Jerry Steinberg Surrey, B.C.
Respect our elders
Re Seniors Are Being Sacrificed To Save Hospitals (Opinion, Sept. 1): Alberta has had what Robyn Urback calls “coercive relocation” for years. Fifteen years ago, my father was sent to the first available long-term care bed, which was in a horrible facility straight out of Dickens. I wept every time I left there after a visit. After almost a year, a place became available in the long-term care location we preferred and it was like night and day. Nonetheless I was horrified at the state of things in the province, and nothing has changed since then. LTC is expensive, beds are scarce, and apparently we are not, as taxpayers, prepared to pay what it costs for quality care. People here can now be charged the minimum LTC rate (about $1,800 a month) while waiting in hospital. Nevertheless I would not say “seniors are being sacrificed”: Acute-care beds are needed for people with acute issues – not for the frail elderly with chronic treatable conditions.
Hope Smith Calgary
Re PCs Pass Long-Term Care Law (Sept. 1): Ontario’s strategy of freeing up acute-care hospital beds by mandating the transfer of the apparently large inventory of patients requiring only long-term care to LTC facilities other than their preferred choices appears to be predicated on the belief that there is a significant inventory of empty LTC beds lurking in distant corners of our cities or in remote regions of the province. However, I have yet to read any news item asserting that such numerous vacancies exist.
Is this simply an exercise in smoke and mirrors to obscure the fact that the province has not only neglected to plan for an obvious need but has yet to develop a realistic plan to address it?
Rod B. Taylor Georgetown, Ont.
Bold idea I
Re Sale of Warren Buffett Portrait Will Benefit Girls Inc. (Aug. 31): I was disappointed that one of Warren Buffett’s favourite charities, Girls Inc., wasn’t given a description in this article.
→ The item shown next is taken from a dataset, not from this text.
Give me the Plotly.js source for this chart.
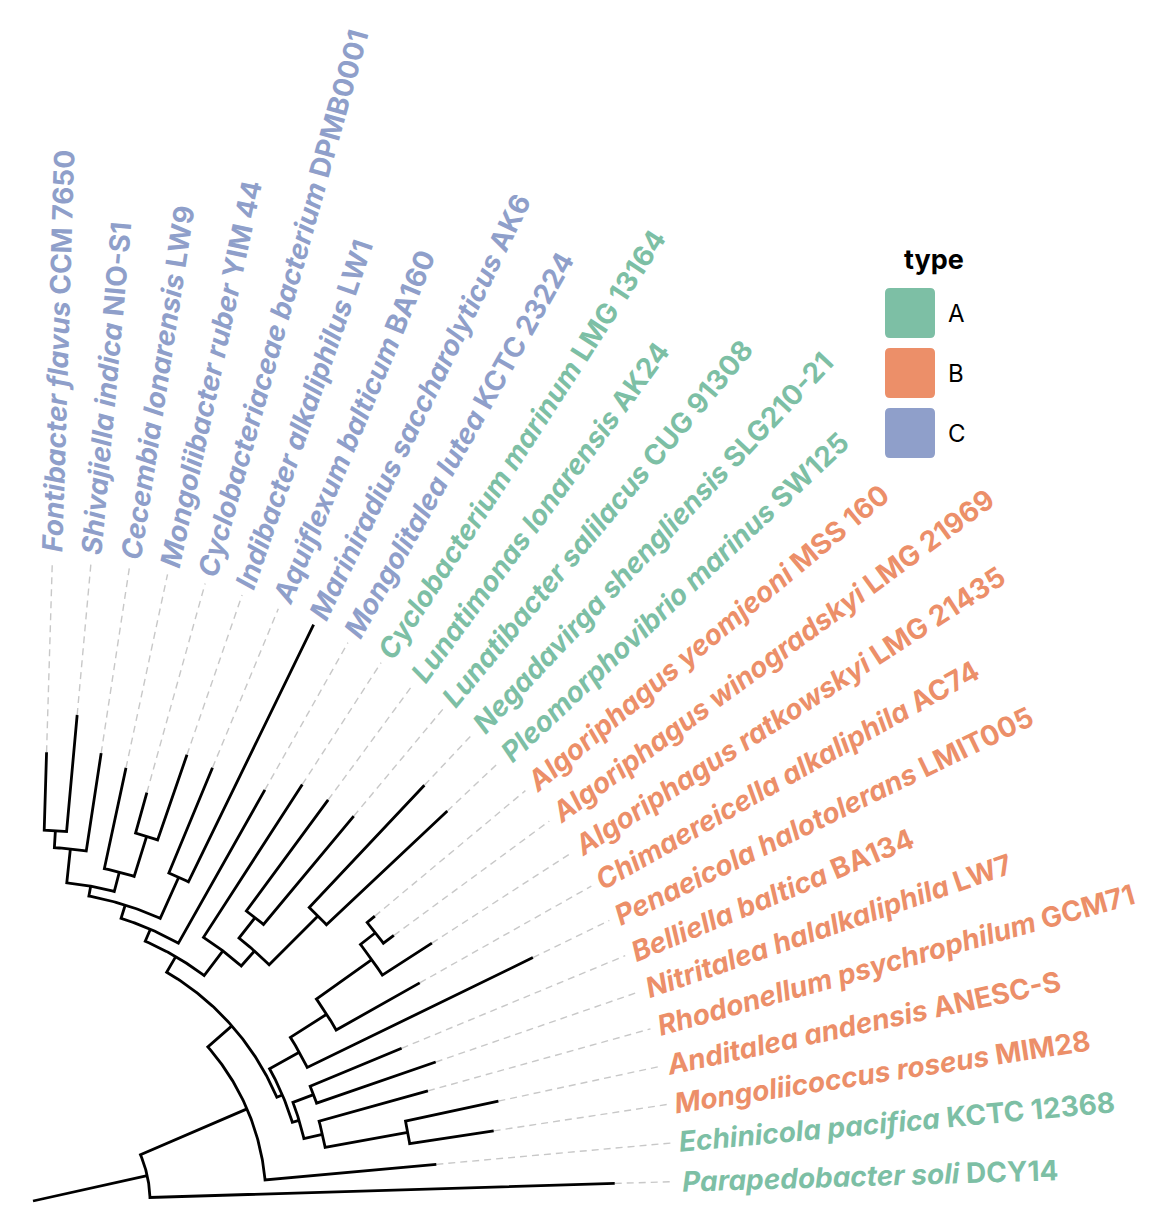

I would think that many Globe readers would be interested in the purpose of a charity that Mr. Buffett supports. Looking it up, I found that it is an advocacy group that encourages all girls to be “strong, smart and bold.” Good for him.
Linda Lumsden Peterborough, Ont.
Bold idea II
Re TMU’s Renaming Of Athletics Teams To “the Bold” Is Ludicrous (Sports, Sept. 1): The most interesting thing about Toronto Metropolitan University changing their name to “Bold” was Cathal Kelly not saying (in the print version) what the previous name was, therefore making us all suspect that it must have been something so notorious as to require them to borrow the name of a laundry detergent in order to scrub away that past.
Nope, it was “Rams.”
The folks at Procter and Gamble must be doing high fives over this new unintended marketing coup.
Brett Kelly Dunnville, Ont.
Some time ago Cathal Kelly quipped that he didn’t understand why teams needed a “nickname” at all, their geographical location would suffice and we could avoid the “wonderful farce” we are now enjoying in trying to fit the perfect moniker on a sports team. Having said that, I believe the best sports team name (at least in the professional world) is the Detroit Pistons – power, energy and a nod to the heritage of their city. Doesn’t get any better.
Robert Milan Victoria, B.C.
I’ve always thought that Toronto Metropolitan University’s sports teams should be named the “Cosmopolitans” or “Cosmos” for short. Metropolitan is good, cosmopolitan is even better. Not only would it reflect a worthy concept, it would also honour the great Canadian journalist and visionary Amor De Cosmos.
Alternatively, perhaps a name could be derived from their new mascot, the falcon. The obvious name, “Raptors,” is already taken but since falcons have very good eyesight, perhaps the teams could be called the TMU “Visionaries.”